Once rewritten, this demo made some usability points work differently:
- human players (in blue) can travel the whole arena – where all the bots (in black) are moving. Dot are replaced by centered labels with a more readable opaque background. To see which bots are roaming they do not use (duplicated) human names: they are identified by their unique id number.
- the player stays in the middle of the game board. Like in old 2D arcade games this is the game board background which is now scrolling to visit the whole arena. And while new human players are all occupying the same position after they log in, they can visit the whole arena instead of being limited to the game board.
- rather than a blank grid, the demo backgroud displays a map of San Francisco (that's screenshots, live Google Maps could have been used if I knew for sure that the demo machine at the OOW is connected to the Internet).
Also, to make the engine's performance "visible" (an obvious requirement for a scalability demo) a real-time dashboard is exposing the latencies (Network, Server and Database) to make it clear where the time is spent.
The Internet browser knows only the Network time so I have added a new G-WAN performance counter for the elapsed requests execution time which, like the DB time, is passed to the client by the G-WAN server-side script).
Here is a screenshot of what I finally came up with:
This new demo looks better and it offers more insight: only G-WAN can make ORACLE noSQL scale with such a low latency.
In fact, I do not know any other application server able to merely run this demo with 100 millions of bots – even the super-star of all in-memory DB engines VoltDB boasts about a mere 675k TPS/sec on... 12 servers.
Here G-WAN does 1,777 times better than VoldDB – and on 1 single server:
100 millions of record updates * (1,000 ms / 84 ms) = 1.2 billion TPS
That was a decent Parallel Programming challenge illustrating G-WAN's value for online Communities, online Games, Social Networks, Auction sites, High-Frequency Trading, SaaS, PaaS, and Big Data.

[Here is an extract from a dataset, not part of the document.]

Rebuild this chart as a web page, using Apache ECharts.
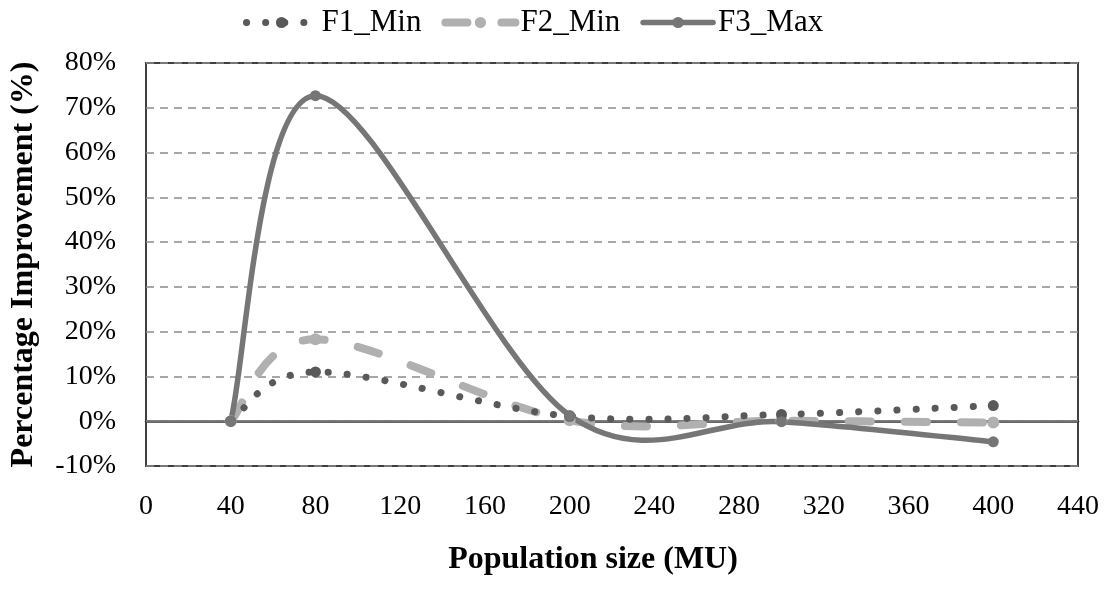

Occupying my time for the past weeks, writing this demo has delayed the new G-WAN release (with C# scripts, an elastic reverse proxy and load balancer, etc.), but at the same time it made me find and fix a Javascript comment minifying bug and add a new get_env(argv, REQUEST_TIME) value to let G-WAN scripts find the time used by G-WAN to process a request (validate and parse it + optionally execute handlers + and reply generation if REQUEST_TIME is invoked at the end of a servlet). All in all, that was a positive experience that will certainly benefit to the server ecosystem.